This happened a couple of weeks ago, beginning on 8-18-10. It was dark, cloudy, and windy, but it just wouldn't rain. There was a ton of excess energy in the environment, which I think played a huge role in this. My husband and I had been busy that day, and had been driving all over running errands. All that day I had been feeling sad, but it didn't seem like my sadness. I sometimes pick up stray emotions. I told Brad so he wouldn't think I was upset with him, and since he knows how I am, he shrugged it off as normal for me.
We headed back home, me still feeling down. When we got to the house, I let him out, because we had forgotten to pick up a newspaper in town. We had to take 2 of our 5 cats to the vet to be spayed, and needed the newspaper to line the carrier. I headed back into town, got the paper, and started home. About halfway home, the sadness got overpowering. I felt I wasn't alone in the car. I said "If there is anyone here, anyone who is making me feel sad, I don't understand your message. It's just not clicking for me. If you can make the message clearer, that would be awesome."
A few minutes later I turned onto my road, and the wind blew several leaves across the road in front of me. At that moment, I felt so frightened. I was crying from fear. I turned into our driveway, and saw Brad next door talking to the neighbor. I just ran inside, pretending not to see them, and sat down on the floor. I was frightened enough that I had started to hyperventilate. Brad came in, sat down next to me and put his arms around me, asking what was wrong. I explained to him about the fear, and he tells me "Well, shut it out. We don't have time for this today." As mean as that sounds on the surface, it snapped me back to my own emotions, and my own responsibilities. Oddly enough, it was the exact right thing to tell me. The rest of the day was pretty quiet; we took the cats to vet and came home.
The next morning, I walked into the kitchen, and saw one of our cats, Spooky, playing at the other end of the room. I leaned against the refrigerator to watch her. She looked up at me, her fur stood on end; she crouched down, then shot behind the stove to hide. I tried to coax her out; she wasn't having any part of it. Brad finally got her out and calmed her down. I was worried that she had reacted to me that way, but tried to ignore it. After all, we didn't name her Spooky for nothing. She is scared of almost everything. I didn't notice anything else odd that day.
The next morning, I went into the kitchen. Another of our herd of cats, Oz, was lying on the desk. A brief word about Oz, she's big, she's bold, and she is scared of nothing. Oz took one look at me, froze, and started backing away, scared to death. I was stunned. I had never seen her act like that. I called her name, and she looked at me like she finally recognized me, and came over to be petted. But, that genuinely concerned me. Oz just doesn't get scared. Combined with the other weirdness, I was getting truly freaked out.
I went to pick Brad up from work that evening, and as soon as he got in the car I was mad at him. Just furious. And all he did was ask me how my day went. Nothing to be angry over. We got home, me not speaking to him, although he tried his best to get me to.
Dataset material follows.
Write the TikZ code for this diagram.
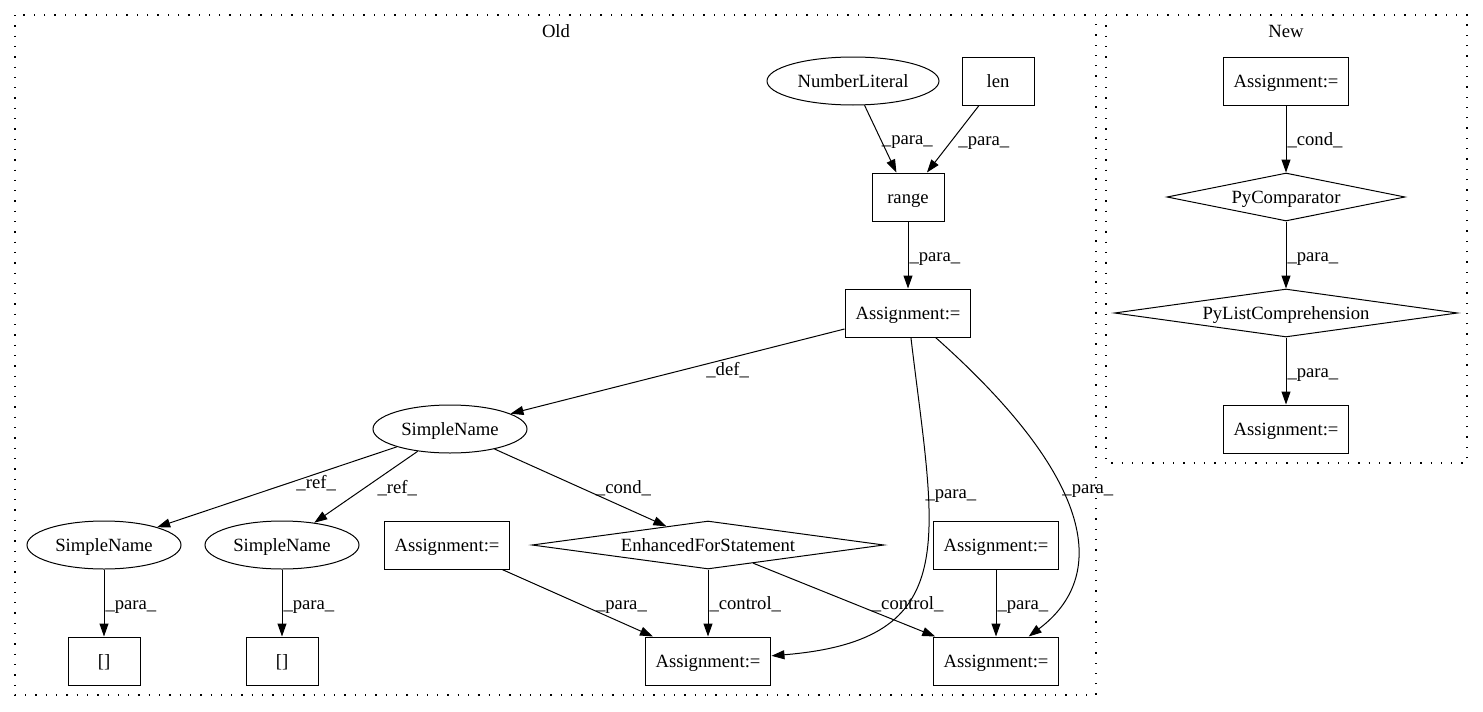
\documentclass[tikz,border=0pt]{standalone}
\usepackage{fontspec}
\setmainfont{Liberation Serif}
\usetikzlibrary{shapes.geometric,arrows.meta}
\tikzset {>={Triangle[length=13pt,width=9pt]}}

\begin{document}
\begin{tikzpicture}[x=1pt,y=-1pt,line width=1pt,
  every node/.style={font=\fontsize{18.67}{22}\selectfont,text height=13pt,text depth=1pt},
  box/.style={draw,rectangle,minimum width=72pt,minimum height=48pt,inner xsep=10.5pt},
  oval/.style={draw,ellipse,minimum height=48pt,inner sep=0pt},
  dia/.style={draw,diamond,aspect=7,minimum height=48pt,inner sep=0pt},
  lbl/.style={inner sep=1pt},
  clus/.style={line width=1.3pt,dash pattern=on 1.3pt off 9pt}]
\useasboundingbox (0,0) rectangle (1483,712);
\draw[clus] (15,15) rectangle (1096,695);
\node (oldlbl) at (556,31) {Old};
\draw[clus] (1106,15) rectangle (1467,463);
\node (newlbl) at (1286,31) {New};

\node[oval,minimum width=172pt] (numlit) at (853,81) {NumberLiteral};
\node[box] (len) at (998,81) {len};
\node[box] (range) at (908,197) {range};
\node[box] (asg) at (908,313) {Assignment:=};
\node[oval,minimum width=154pt] (sname) at (450,429) {SimpleName};
\node[oval,minimum width=154pt] (snameL) at (104,545) {SimpleName};
\node[oval,minimum width=154pt] (snameM) at (282,545) {SimpleName};
\node[box] (asgL) at (447,545) {Assignment:=};
\node[dia,minimum width=352pt] (efor) at (708,545) {EnhancedForStatement};
\node[box] (asgR) at (996,545) {Assignment:=};
\node[box] (idxL) at (104,661) {[]};
\node[box] (idxM) at (282,661) {[]};
\node[box] (asgBL) at (708,661) {Assignment:=};
\node[box] (asgBR) at (996,661) {Assignment:=};

\node[box] (nasg) at (1286,81) {Assignment:=};
\node[dia,minimum width=238pt] (pycmp) at (1286,197) {PyComparator};
\node[dia,minimum width=343pt] (pylc) at (1286,313) {PyListComprehension};
\node[box] (nasg2) at (1286,429) {Assignment:=};

\draw[->] (numlit) -- node[lbl,anchor=west] {\_para\_} (range);
\draw[->] (len) -- node[lbl,anchor=west,xshift=4pt] {\_para\_} (range);
\draw[->] (range) -- node[lbl,anchor=west] {\_para\_} (asg);
\draw[->] (asg) -- node[lbl,pos=.35,anchor=north,yshift=-2pt] {\_def\_} (sname);
\draw[->] (sname) -- node[lbl,pos=.45,anchor=west,xshift=6pt] {\_ref\_} (snameL);
\draw[->] (sname) -- node[lbl,anchor=west,xshift=10pt] {\_ref\_} (snameM);
\draw[->] (sname) -- node[lbl,anchor=west,xshift=14pt] {\_cond\_} (efor);
\draw[->] (snameL) -- node[lbl,anchor=west] {\_para\_} (idxL);
\draw[->] (snameM) -- node[lbl,anchor=west] {\_para\_} (idxM);
\draw[->] (asgL) -- node[lbl,anchor=west,xshift=17pt] {\_para\_} (asgBL);
\draw[->] (efor) -- node[lbl,anchor=west] {\_control\_} (asgBL);
\draw[->] (efor) -- node[lbl,pos=.55,anchor=west,xshift=17pt] {\_control\_} (asgBR);
\draw[->] (asgR) -- node[lbl,anchor=west] {\_para\_} (asgBR);
\draw[->] (asg) .. controls (935,540) and (965,640) .. node[lbl,pos=.3,anchor=west,xshift=-4pt] {\_para\_} (asgBL);
\draw[->] (asg) .. controls (1097,481) and (1108,577) .. node[lbl,pos=.4,anchor=west] {\_para\_} (asgBR);

\draw[->] (nasg) -- node[lbl,anchor=west] {\_cond\_} (pycmp);
\draw[->] (pycmp) -- node[lbl,anchor=west] {\_para\_} (pylc);
\draw[->] (pylc) -- node[lbl,anchor=west] {\_para\_} (nasg2);
\end{tikzpicture}
\end{document}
He went to shower and changed, I sat down at the desk thinking how mad I was, and wondering why. Brad came to sit by me a few minutes later, and said "I have something freaky to show you," and he pulls up the sleeve of his T-shirt. On his upper left arm were bright purple bruises in the shape of fingers. 4 bruises. You could make out the joints in the finger marks, they were that clear. I started to cry, hoping I hadn't done it, pretty sure I hadn't, but I'm a rough sleeper and wasn't 100% sure. I said "I didn't do that?" He said "No. Something grabbed my arm last night and tried to pull me out of bed. You were still asleep on my other side." I was scared and crying again. The weird anger I had felt was gone. All I wanted was for whatever was in my house to leave.
The next evening, I talked to a friend from this site, and she told me to hurry up and explain to whoever had followed me home what the house rules are. Normally I do that as soon as I sense an unfamiliar presence, but not this time. I'd been feeling out of sorts for a few weeks, and this presence caught me at a weak point. I took my friends advice, and gave my "ghost speech," telling the space around me that anyone is welcome in my home, as long as they do not hurt or scare any member of the household, anyone with positive intent is welcome, anyone with intent to harm must leave, but crossing over to the Light to rejoin lost loved ones is a much better option than hanging around my house anyway. After I gave my little speech, the air in the house seemed to lift, the cats started acting normal (for them) and Brad hasn't had any more night attacks. My emotions have been all my own. That presence has not been back. I hope it stays that way.